* begin Material *

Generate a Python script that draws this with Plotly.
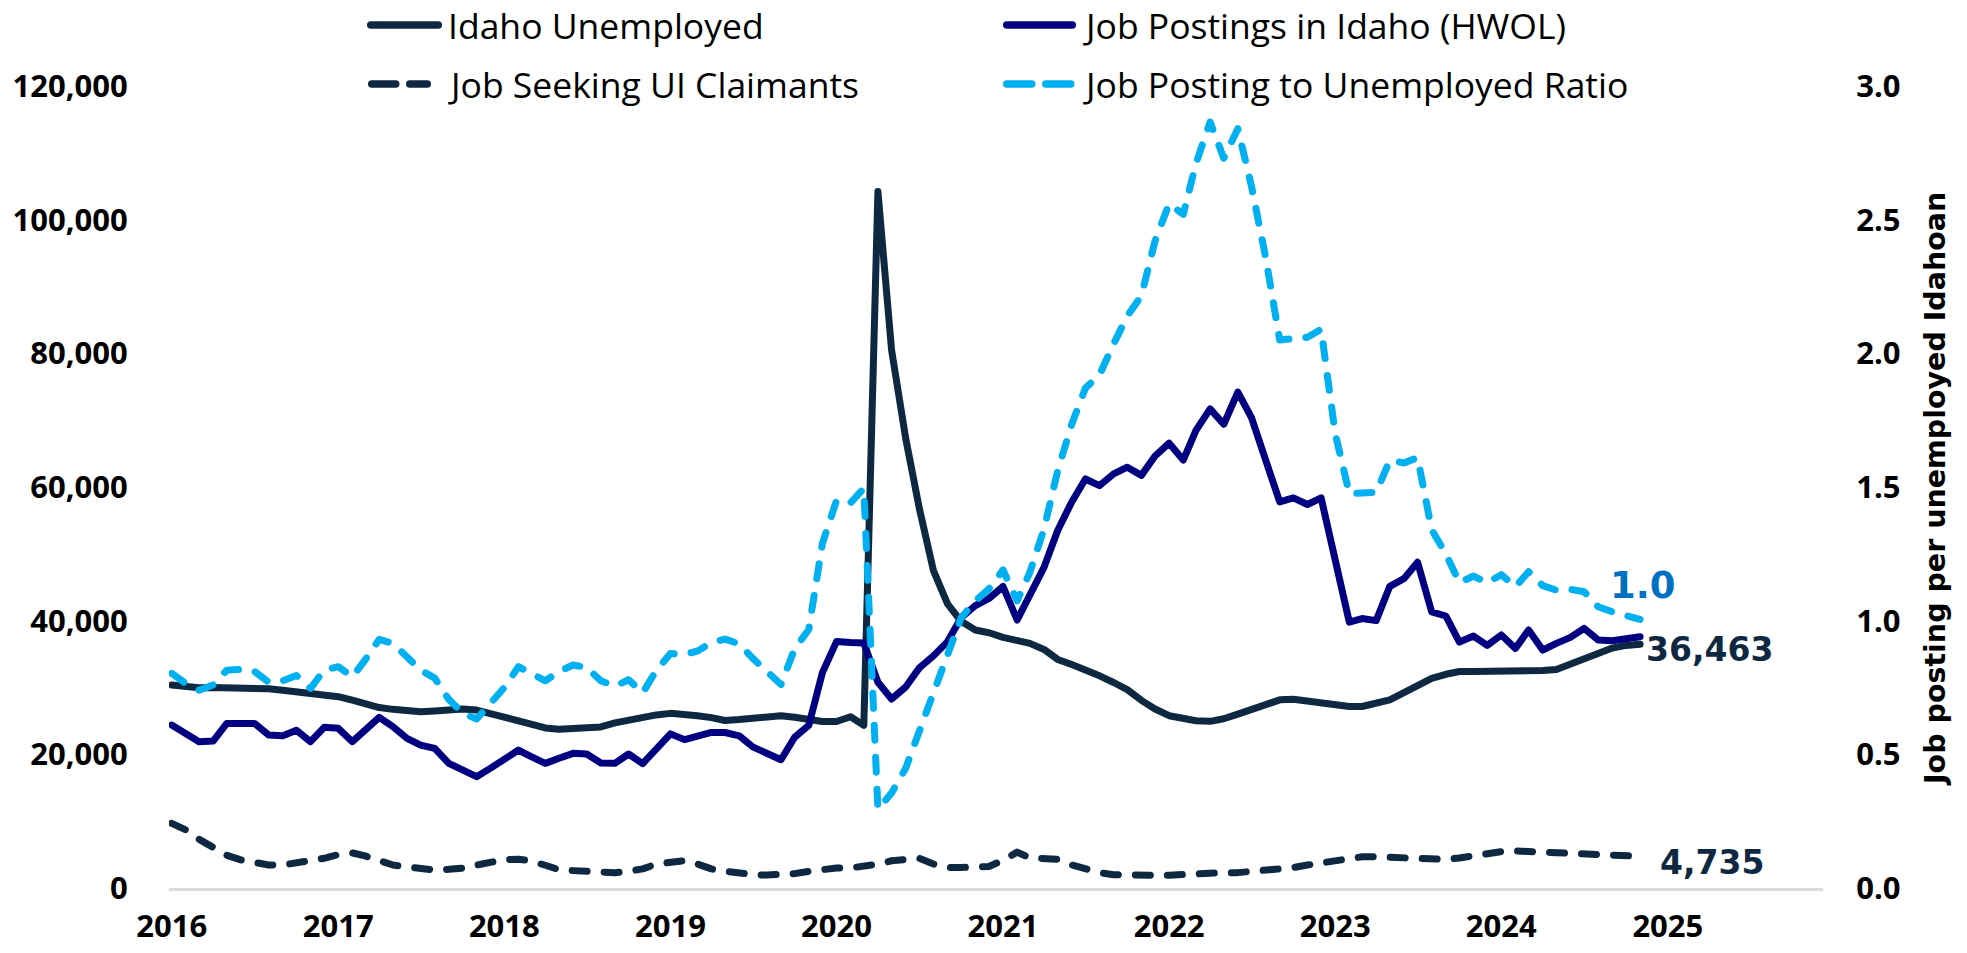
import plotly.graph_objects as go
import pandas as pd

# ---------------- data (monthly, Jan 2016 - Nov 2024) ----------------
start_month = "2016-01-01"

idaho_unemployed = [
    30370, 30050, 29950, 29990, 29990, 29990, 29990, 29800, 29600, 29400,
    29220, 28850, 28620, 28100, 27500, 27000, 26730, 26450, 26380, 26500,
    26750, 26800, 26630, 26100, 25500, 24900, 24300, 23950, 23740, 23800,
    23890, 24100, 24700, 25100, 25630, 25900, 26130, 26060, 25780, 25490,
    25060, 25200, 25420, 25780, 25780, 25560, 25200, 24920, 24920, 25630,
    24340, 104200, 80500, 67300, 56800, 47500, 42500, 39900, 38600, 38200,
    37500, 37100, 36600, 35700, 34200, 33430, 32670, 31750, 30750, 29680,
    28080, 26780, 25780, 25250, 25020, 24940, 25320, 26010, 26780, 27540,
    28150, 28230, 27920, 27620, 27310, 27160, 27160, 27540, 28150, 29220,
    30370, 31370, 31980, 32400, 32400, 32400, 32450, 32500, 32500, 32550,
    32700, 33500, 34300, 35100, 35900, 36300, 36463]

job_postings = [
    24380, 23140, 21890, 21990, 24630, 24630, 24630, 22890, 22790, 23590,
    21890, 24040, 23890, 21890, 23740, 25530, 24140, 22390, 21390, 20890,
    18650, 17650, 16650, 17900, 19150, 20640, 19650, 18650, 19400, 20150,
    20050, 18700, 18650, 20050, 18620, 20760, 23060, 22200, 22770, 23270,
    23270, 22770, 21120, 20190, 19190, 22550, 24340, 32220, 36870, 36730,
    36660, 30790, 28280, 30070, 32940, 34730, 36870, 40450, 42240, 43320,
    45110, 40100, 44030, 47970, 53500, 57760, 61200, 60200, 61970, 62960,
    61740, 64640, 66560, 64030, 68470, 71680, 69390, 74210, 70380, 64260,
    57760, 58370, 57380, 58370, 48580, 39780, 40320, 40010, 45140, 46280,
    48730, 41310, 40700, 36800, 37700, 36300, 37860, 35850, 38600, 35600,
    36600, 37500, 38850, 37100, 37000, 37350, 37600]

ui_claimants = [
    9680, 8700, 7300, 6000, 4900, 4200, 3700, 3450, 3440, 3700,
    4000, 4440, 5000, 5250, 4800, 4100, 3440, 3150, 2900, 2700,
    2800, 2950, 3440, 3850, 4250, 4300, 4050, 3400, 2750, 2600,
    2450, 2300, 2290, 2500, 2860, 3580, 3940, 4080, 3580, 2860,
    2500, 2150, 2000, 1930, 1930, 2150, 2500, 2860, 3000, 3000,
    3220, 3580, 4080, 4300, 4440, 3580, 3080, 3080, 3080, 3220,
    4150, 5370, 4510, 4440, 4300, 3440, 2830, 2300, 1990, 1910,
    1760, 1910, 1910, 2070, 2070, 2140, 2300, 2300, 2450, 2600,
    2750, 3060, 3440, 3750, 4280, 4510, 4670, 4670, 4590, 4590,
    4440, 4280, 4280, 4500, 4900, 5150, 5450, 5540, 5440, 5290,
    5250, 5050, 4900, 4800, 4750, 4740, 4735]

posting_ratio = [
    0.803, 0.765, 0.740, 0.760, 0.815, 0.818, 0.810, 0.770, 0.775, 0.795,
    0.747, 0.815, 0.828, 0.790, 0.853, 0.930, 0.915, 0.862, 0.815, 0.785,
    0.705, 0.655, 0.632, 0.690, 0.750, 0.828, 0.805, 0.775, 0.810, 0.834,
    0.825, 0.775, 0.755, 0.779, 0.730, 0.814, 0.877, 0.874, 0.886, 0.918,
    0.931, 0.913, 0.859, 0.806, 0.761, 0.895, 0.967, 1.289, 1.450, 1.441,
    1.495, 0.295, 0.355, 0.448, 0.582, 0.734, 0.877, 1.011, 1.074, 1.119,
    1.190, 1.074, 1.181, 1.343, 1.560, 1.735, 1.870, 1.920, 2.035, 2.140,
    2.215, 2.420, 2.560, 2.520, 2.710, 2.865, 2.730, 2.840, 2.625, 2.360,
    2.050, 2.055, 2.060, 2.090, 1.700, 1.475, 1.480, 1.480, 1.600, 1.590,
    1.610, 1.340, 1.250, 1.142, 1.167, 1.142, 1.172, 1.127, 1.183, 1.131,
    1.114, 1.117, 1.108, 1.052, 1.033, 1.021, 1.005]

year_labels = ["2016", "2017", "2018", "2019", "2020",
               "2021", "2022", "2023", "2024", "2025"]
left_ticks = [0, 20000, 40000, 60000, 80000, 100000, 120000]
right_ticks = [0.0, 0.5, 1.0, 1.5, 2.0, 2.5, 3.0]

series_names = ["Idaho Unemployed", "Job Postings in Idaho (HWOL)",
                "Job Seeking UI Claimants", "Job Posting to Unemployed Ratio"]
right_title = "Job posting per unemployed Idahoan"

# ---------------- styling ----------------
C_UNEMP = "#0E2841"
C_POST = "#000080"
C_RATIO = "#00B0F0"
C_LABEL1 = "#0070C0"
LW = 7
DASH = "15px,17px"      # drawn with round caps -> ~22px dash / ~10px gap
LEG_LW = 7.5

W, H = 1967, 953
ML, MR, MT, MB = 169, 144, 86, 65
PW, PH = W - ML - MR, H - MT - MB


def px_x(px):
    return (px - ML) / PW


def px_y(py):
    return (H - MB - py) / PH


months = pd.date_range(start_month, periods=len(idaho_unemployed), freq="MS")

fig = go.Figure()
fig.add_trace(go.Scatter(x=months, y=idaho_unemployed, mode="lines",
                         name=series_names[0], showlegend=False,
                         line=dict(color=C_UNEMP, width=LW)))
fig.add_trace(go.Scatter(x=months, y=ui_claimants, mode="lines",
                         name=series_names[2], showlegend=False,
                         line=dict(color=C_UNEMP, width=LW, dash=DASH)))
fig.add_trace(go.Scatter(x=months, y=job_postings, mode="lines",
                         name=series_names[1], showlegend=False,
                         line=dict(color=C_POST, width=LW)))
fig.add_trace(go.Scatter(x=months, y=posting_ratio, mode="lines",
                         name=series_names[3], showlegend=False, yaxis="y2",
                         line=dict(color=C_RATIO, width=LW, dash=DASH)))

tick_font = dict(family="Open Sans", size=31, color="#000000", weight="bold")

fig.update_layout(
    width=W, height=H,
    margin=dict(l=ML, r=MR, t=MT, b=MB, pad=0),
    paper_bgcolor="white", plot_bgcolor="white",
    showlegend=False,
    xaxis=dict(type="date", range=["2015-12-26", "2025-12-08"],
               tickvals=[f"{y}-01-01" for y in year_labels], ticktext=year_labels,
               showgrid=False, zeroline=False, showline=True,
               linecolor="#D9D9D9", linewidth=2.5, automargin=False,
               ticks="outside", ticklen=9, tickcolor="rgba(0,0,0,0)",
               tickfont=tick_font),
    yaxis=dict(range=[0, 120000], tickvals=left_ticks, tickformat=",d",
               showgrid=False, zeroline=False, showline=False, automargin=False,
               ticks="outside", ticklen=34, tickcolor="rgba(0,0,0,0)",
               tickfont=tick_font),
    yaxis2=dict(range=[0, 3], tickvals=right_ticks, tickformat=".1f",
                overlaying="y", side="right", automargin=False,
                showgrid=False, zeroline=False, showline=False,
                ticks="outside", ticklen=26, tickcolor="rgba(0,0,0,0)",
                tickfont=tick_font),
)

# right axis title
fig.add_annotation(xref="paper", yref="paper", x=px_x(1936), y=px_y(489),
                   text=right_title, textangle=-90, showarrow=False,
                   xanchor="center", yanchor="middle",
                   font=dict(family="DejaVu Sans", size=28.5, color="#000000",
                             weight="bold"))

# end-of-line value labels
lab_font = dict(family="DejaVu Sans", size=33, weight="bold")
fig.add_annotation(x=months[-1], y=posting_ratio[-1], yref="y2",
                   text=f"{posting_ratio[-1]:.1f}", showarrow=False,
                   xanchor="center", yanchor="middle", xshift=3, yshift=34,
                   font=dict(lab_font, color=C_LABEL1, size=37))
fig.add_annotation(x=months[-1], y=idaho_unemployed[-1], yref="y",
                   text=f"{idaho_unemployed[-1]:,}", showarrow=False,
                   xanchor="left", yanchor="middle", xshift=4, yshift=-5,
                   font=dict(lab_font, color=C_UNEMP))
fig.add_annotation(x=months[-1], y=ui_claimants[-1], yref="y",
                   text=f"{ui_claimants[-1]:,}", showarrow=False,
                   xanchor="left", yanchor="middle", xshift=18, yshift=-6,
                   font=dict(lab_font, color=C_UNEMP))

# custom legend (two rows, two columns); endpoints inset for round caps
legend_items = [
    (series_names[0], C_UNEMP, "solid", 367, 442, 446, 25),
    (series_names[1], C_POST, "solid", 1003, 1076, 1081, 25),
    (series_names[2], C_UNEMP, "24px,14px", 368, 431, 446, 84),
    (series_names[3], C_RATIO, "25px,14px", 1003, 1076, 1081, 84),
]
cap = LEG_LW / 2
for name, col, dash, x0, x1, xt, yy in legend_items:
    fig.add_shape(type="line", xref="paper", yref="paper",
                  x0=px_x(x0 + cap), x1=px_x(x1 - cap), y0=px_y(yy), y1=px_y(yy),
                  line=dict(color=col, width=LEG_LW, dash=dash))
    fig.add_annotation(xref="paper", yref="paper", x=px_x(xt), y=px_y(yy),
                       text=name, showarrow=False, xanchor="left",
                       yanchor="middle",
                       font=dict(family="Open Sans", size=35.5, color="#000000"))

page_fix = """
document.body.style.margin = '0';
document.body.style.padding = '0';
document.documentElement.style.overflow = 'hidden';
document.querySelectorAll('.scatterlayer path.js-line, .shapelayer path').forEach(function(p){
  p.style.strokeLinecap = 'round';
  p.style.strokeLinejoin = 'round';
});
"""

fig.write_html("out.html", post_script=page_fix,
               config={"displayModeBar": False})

* end Material *

What the exercise asks — From the first line of the listing above, repeat every line through the one holding "32700, 33500, 34300, 35100, 35900, 36300, 36463]". Both ends count, and pictures stay out.

Result for this task —
Generate a Python script that draws this with Plotly.
import plotly.graph_objects as go
import pandas as pd

# ---------------- data (monthly, Jan 2016 - Nov 2024) ----------------
start_month = "2016-01-01"

idaho_unemployed = [
    30370, 30050, 29950, 29990, 29990, 29990, 29990, 29800, 29600, 29400,
    29220, 28850, 28620, 28100, 27500, 27000, 26730, 26450, 26380, 26500,
    26750, 26800, 26630, 26100, 25500, 24900, 24300, 23950, 23740, 23800,
    23890, 24100, 24700, 25100, 25630, 25900, 26130, 26060, 25780, 25490,
    25060, 25200, 25420, 25780, 25780, 25560, 25200, 24920, 24920, 25630,
    24340, 104200, 80500, 67300, 56800, 47500, 42500, 39900, 38600, 38200,
    37500, 37100, 36600, 35700, 34200, 33430, 32670, 31750, 30750, 29680,
    28080, 26780, 25780, 25250, 25020, 24940, 25320, 26010, 26780, 27540,
    28150, 28230, 27920, 27620, 27310, 27160, 27160, 27540, 28150, 29220,
    30370, 31370, 31980, 32400, 32400, 32400, 32450, 32500, 32500, 32550,
    32700, 33500, 34300, 35100, 35900, 36300, 36463]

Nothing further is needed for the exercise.